• **Task**: Take the material below and retype it in full; pictures are left out.

• **Provided data**:

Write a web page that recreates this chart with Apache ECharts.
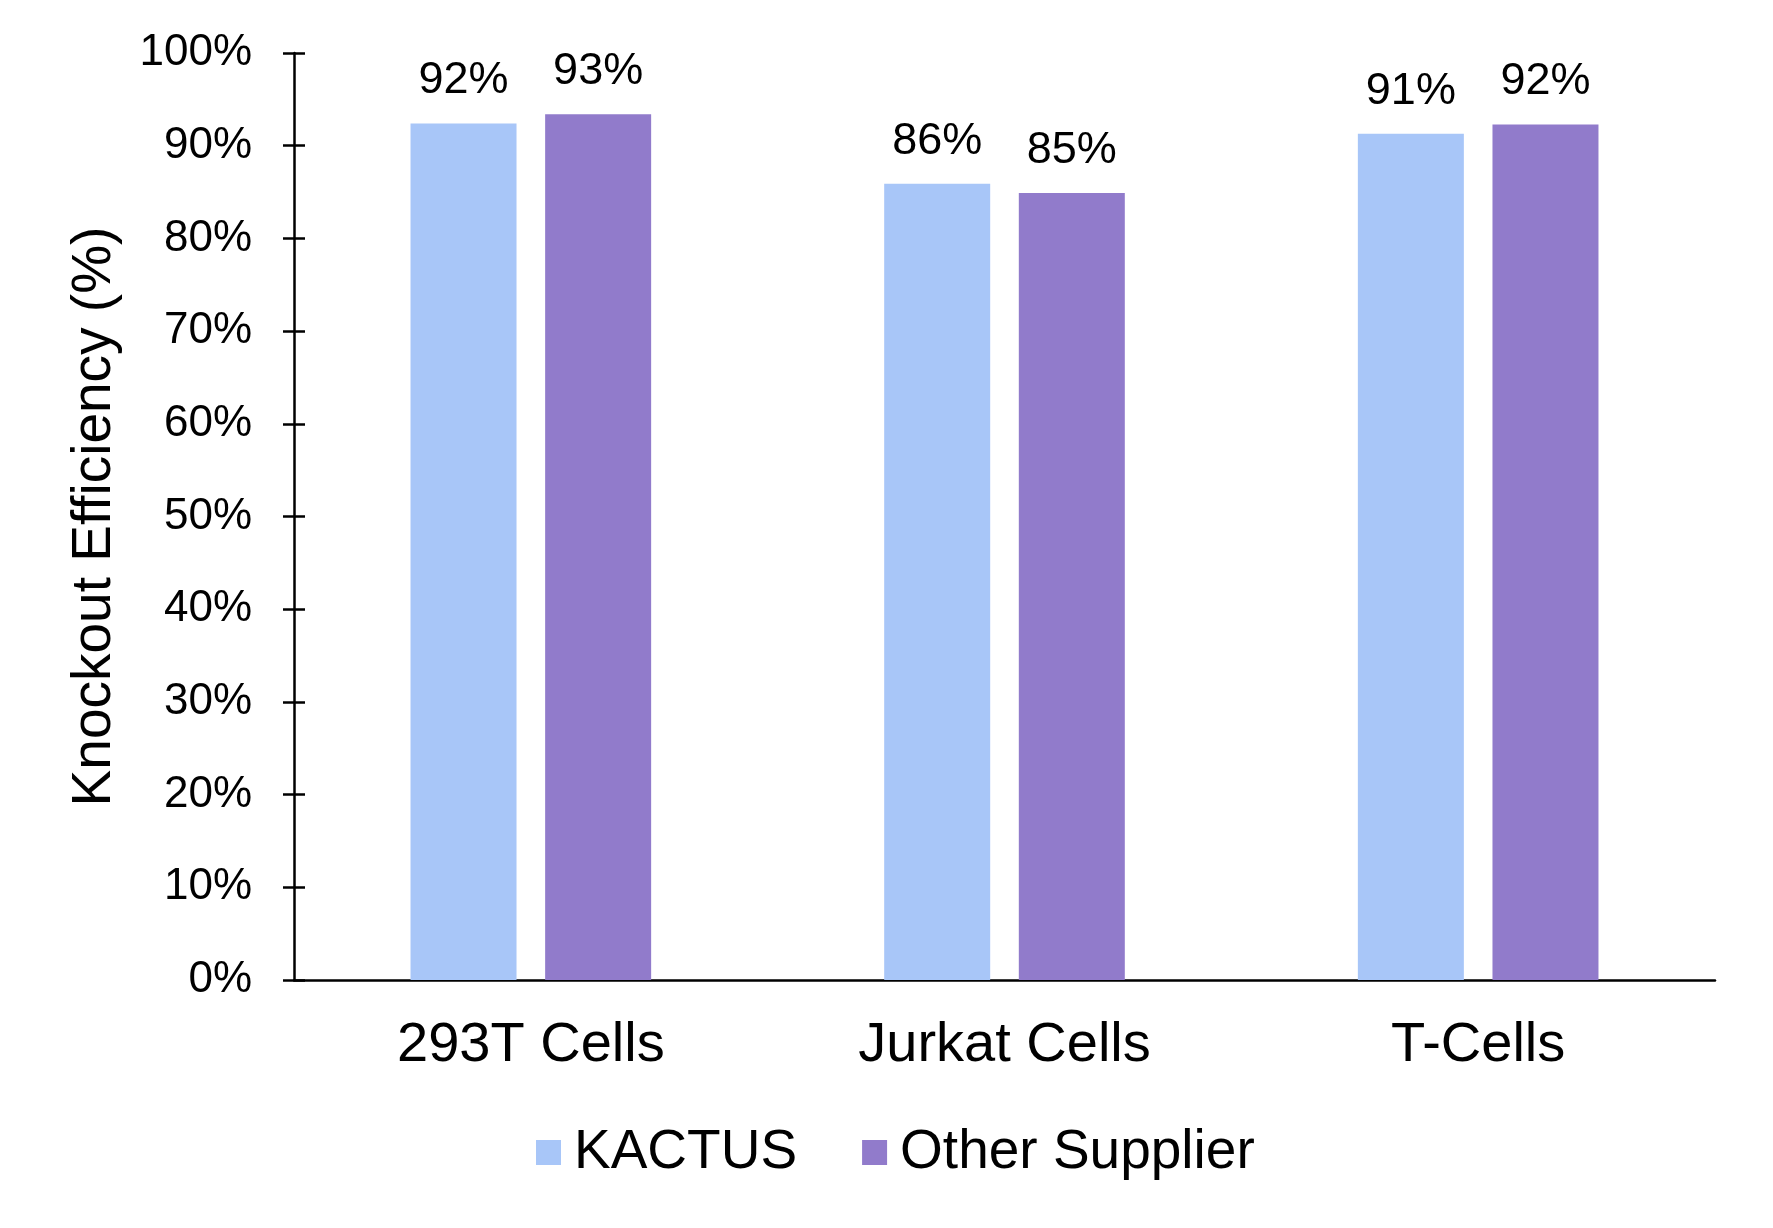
<!DOCTYPE html>
<html>
<head>
<meta charset="utf-8">
<script src="https://cdn.jsdelivr.net/npm/echarts@6/dist/echarts.min.js"></script>
<style>
html,body{margin:0;padding:0;background:#fff;}
#chart{width:1773px;height:1228px;}
</style>
</head>
<body>
<div id="chart"></div>
<script>
const categories = ["293T Cells", "Jurkat Cells", "T-Cells"];
const seriesNames = ["KACTUS", "Other Supplier"];
const kactusValues = [92.4, 85.9, 91.3];
const otherValues = [93.4, 84.9, 92.3];
const yTicks = [0, 10, 20, 30, 40, 50, 60, 70, 80, 90, 100];

const FONT = '"Liberation Sans", Arial, Helvetica, sans-serif';
const chart = echarts.init(document.getElementById('chart'), null, {renderer: 'canvas'});

const labelCfg = {
  show: true,
  position: 'top',
  distance: 20,
  color: '#000',
  fontSize: 45,
  fontFamily: FONT,
  formatter: p => Math.round(p.value) + '%'
};

chart.setOption({
  backgroundColor: '#fff',
  animation: false,
  grid: {left: 294, top: 53, width: 1421, bottom: 248, containLabel: false},
  legend: {
    data: seriesNames,
    left: 531,
    top: 1120,
    icon: 'rect',
    itemWidth: 25,
    itemHeight: 25,
    itemGap: 65,
    textStyle: {fontSize: 55, fontFamily: FONT, color: '#000', padding: [0, 0, 0, 8]}
  },
  xAxis: {
    type: 'category',
    data: categories,
    axisLine: {show: true, lineStyle: {color: '#000', width: 2.5}},
    axisTick: {show: false},
    axisLabel: {color: '#000', fontSize: 56, fontFamily: FONT, margin: 38}
  },
  yAxis: [{
    type: 'value',
    min: yTicks[0],
    max: yTicks[yTicks.length - 1],
    interval: 10,
    name: 'Knockout Efficiency (%)',
    nameLocation: 'middle',
    nameGap: 172,
    nameTextStyle: {fontSize: 55, fontFamily: FONT, color: '#000'},
    axisLine: {show: true, lineStyle: {color: '#000', width: 2.5}},
    axisTick: {show: true, length: 11, lineStyle: {color: '#000', width: 2.5}},
    axisLabel: {color: '#000', fontSize: 44, fontFamily: FONT, margin: 42, formatter: v => v + '%'},
    splitLine: {show: false}
  }, {
    type: 'value',
    position: 'left',
    min: yTicks[0],
    max: yTicks[yTicks.length - 1],
    interval: 10,
    axisLine: {show: false},
    axisTick: {show: true, inside: true, length: 11, lineStyle: {color: '#000', width: 2.5}},
    axisLabel: {show: false},
    splitLine: {show: false}
  }],
  series: [{
    name: seriesNames[0],
    type: 'bar',
    data: kactusValues,
    barWidth: 106,
    barGap: '27%',
    itemStyle: {color: '#A8C6F8'},
    label: labelCfg
  }, {
    name: seriesNames[1],
    type: 'bar',
    data: otherValues,
    barWidth: 106,
    barGap: '27%',
    itemStyle: {color: '#917BCB'},
    label: labelCfg
  }]
});
</script>
</body>
</html>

• **Correct result**:
Write a web page that recreates this chart with Apache ECharts.
<!DOCTYPE html>
<html>
<head>
<meta charset="utf-8">
<script src="https://cdn.jsdelivr.net/npm/echarts@6/dist/echarts.min.js"></script>
<style>
html,body{margin:0;padding:0;background:#fff;}
#chart{width:1773px;height:1228px;}
</style>
</head>
<body>
<div id="chart"></div>
<script>
const categories = ["293T Cells", "Jurkat Cells", "T-Cells"];
const seriesNames = ["KACTUS", "Other Supplier"];
const kactusValues = [92.4, 85.9, 91.3];
const otherValues = [93.4, 84.9, 92.3];
const yTicks = [0, 10, 20, 30, 40, 50, 60, 70, 80, 90, 100];

const FONT = '"Liberation Sans", Arial, Helvetica, sans-serif';
const chart = echarts.init(document.getElementById('chart'), null, {renderer: 'canvas'});

const labelCfg = {
  show: true,
  position: 'top',
  distance: 20,
  color: '#000',
  fontSize: 45,
  fontFamily: FONT,
  formatter: p => Math.round(p.value) + '%'
};

chart.setOption({
  backgroundColor: '#fff',
  animation: false,
  grid: {left: 294, top: 53, width: 1421, bottom: 248, containLabel: false},
  legend: {
    data: seriesNames,
    left: 531,
    top: 1120,
    icon: 'rect',
    itemWidth: 25,
    itemHeight: 25,
    itemGap: 65,
    textStyle: {fontSize: 55, fontFamily: FONT, color: '#000', padding: [0, 0, 0, 8]}
  },
  xAxis: {
    type: 'category',
    data: categories,
    axisLine: {show: true, lineStyle: {color: '#000', width: 2.5}},
    axisTick: {show: false},
    axisLabel: {color: '#000', fontSize: 56, fontFamily: FONT, margin: 38}
  },
  yAxis: [{
    type: 'value',
    min: yTicks[0],
    max: yTicks[yTicks.length - 1],
    interval: 10,
    name: 'Knockout Efficiency (%)',
    nameLocation: 'middle',
    nameGap: 172,
    nameTextStyle: {fontSize: 55, fontFamily: FONT, color: '#000'},
    axisLine: {show: true, lineStyle: {color: '#000', width: 2.5}},
    axisTick: {show: true, length: 11, lineStyle: {color: '#000', width: 2.5}},
    axisLabel: {color: '#000', fontSize: 44, fontFamily: FONT, margin: 42, formatter: v => v + '%'},
    splitLine: {show: false}
  }, {
    type: 'value',
    position: 'left',
    min: yTicks[0],
    max: yTicks[yTicks.length - 1],
    interval: 10,
    axisLine: {show: false},
    axisTick: {show: true, inside: true, length: 11, lineStyle: {color: '#000', width: 2.5}},
    axisLabel: {show: false},
    splitLine: {show: false}
  }],
  series: [{
    name: seriesNames[0],
    type: 'bar',
    data: kactusValues,
    barWidth: 106,
    barGap: '27%',
    itemStyle: {color: '#A8C6F8'},
    label: labelCfg
  }, {
    name: seriesNames[1],
    type: 'bar',
    data: otherValues,
    barWidth: 106,
    barGap: '27%',
    itemStyle: {color: '#917BCB'},
    label: labelCfg
  }]
});
</script>
</body>
</html>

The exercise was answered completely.